Energy storage is required in scale to enable the transition from the current carbon-based to a renewable-energy-driven economy. Hence shifting towards a paradigm wherein greater reliance on earth-abundant materials for developing energy storage technologies is essential. Ceria is among the rare earth oxides that are well distributed, and it exhibits good redox behavior (Ce4+/Ce3+) [1]. However, ceria also suffers from a bottleneck. It provides only moderate specific capacitance; hence given its relatively abundant global distribution, it deserves attention, especially regarding improved performance in supercapacitor applications [2-4]. Hence this focuses on three major themes with ceria as the material of focus: (i) capacitive enhancement, (ii) computational performance prediction driven materials design, (iii) data-driven prediction of material performance.

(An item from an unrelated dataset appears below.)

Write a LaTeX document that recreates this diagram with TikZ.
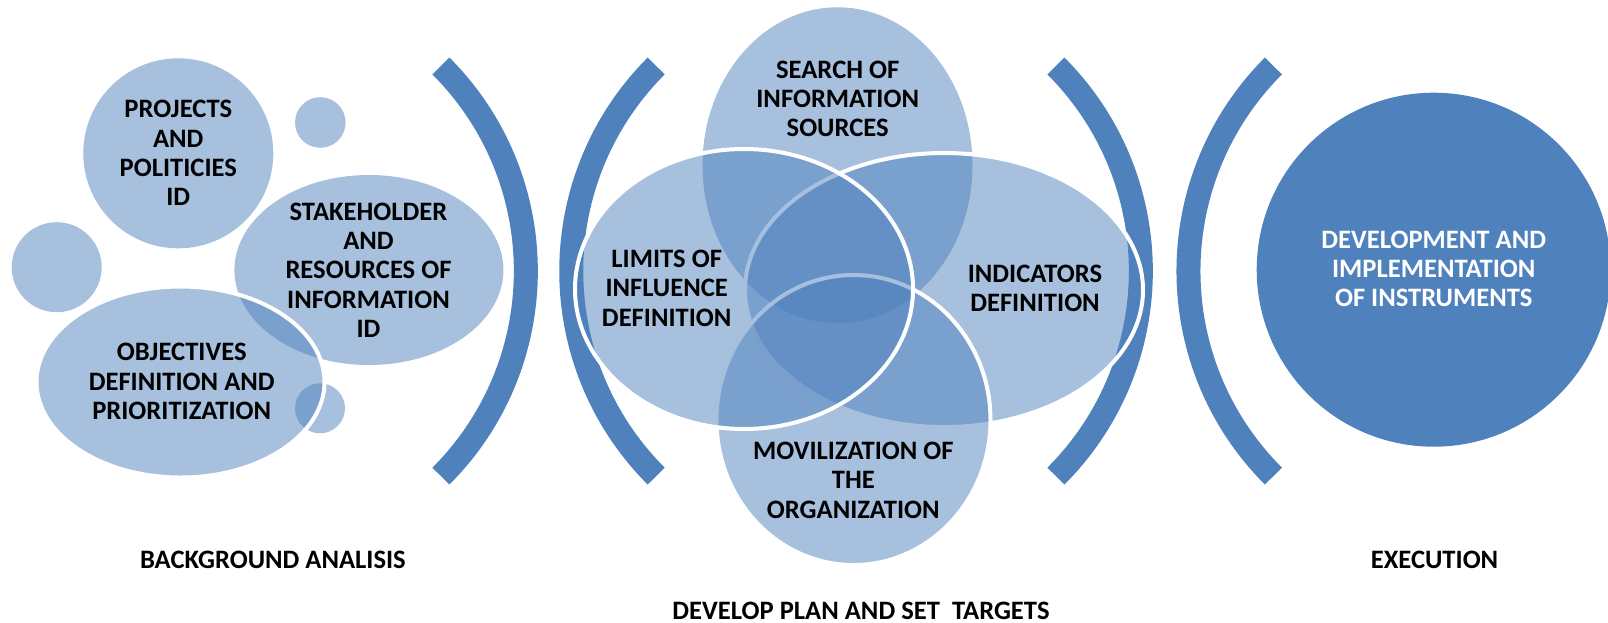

Initially, we demonstrate two approaches to enhance the supercapacitive performance of ceria: (i) the role of doping and (ii) the use of redox-additives in the traditional alkaline aqueous electrolyte. A dopant (with primary oxidation states as 4+ and 3+) is found to aid in the enhancement of (a) the oxygen-vacancy concentration and (b) lattice oxygen mobility, compared to pristine ceria [5]. Hence, doping standalone is shown to improve specific capacitance over pristine ceria significantly [6].

After that, we demonstrate redox-additive-based [K3Fe(CN)6] enhancement of charge-storage capacity. However, despite the enhancement reported by us (also consistent with recent reports from other groups), from a technology-development standpoint, we show that there are challenges associated with a lack of standard measurement techniques to evaluate the redox-additive-based device parameters [7]. To address this concern, we have developed a new method that enables the delineation of the contribution of the effective mass of the redox-additive on the electrode surface. This method is expected to be generic and will be used to evaluate other redox additive-based supercapacitor devices [8].

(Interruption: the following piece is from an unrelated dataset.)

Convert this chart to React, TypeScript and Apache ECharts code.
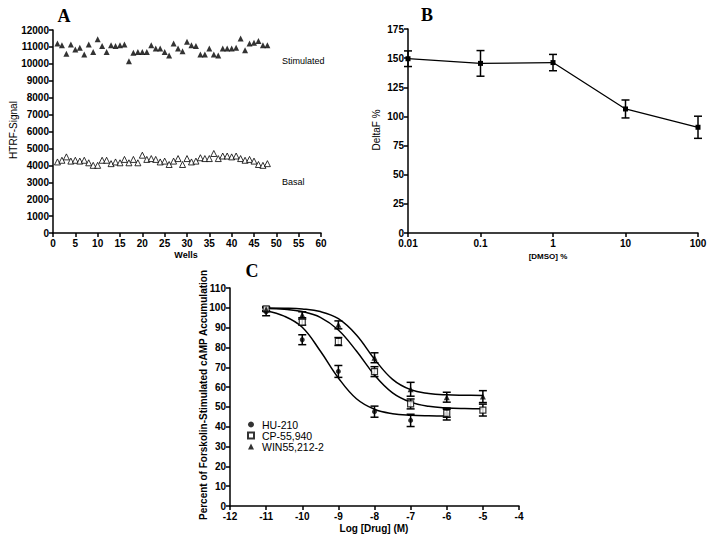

A Mott-Littleton-based method is utilized to choose the more suitable dopant; the design is then validated in a practical device [9-10]. After that, a machine learning-based paradigm is used to predict the material’s (cerium oxynitride) specific capacitance and cyclic stability. Significant outcomes of our proof-of-concept ‘prediction validation’ work on ceria-based supercapacitors are, (I) a single predictor – namely the oxygen vacancy formation energy - as elucidated by the Mott-Littleton method is found to be a good measure of suitability, and (II) data-driven approach is proven to be handy in predicting the performance of a novel material for supercapacitor application. The thesis edged towards a conclusion through an engineering validation of II.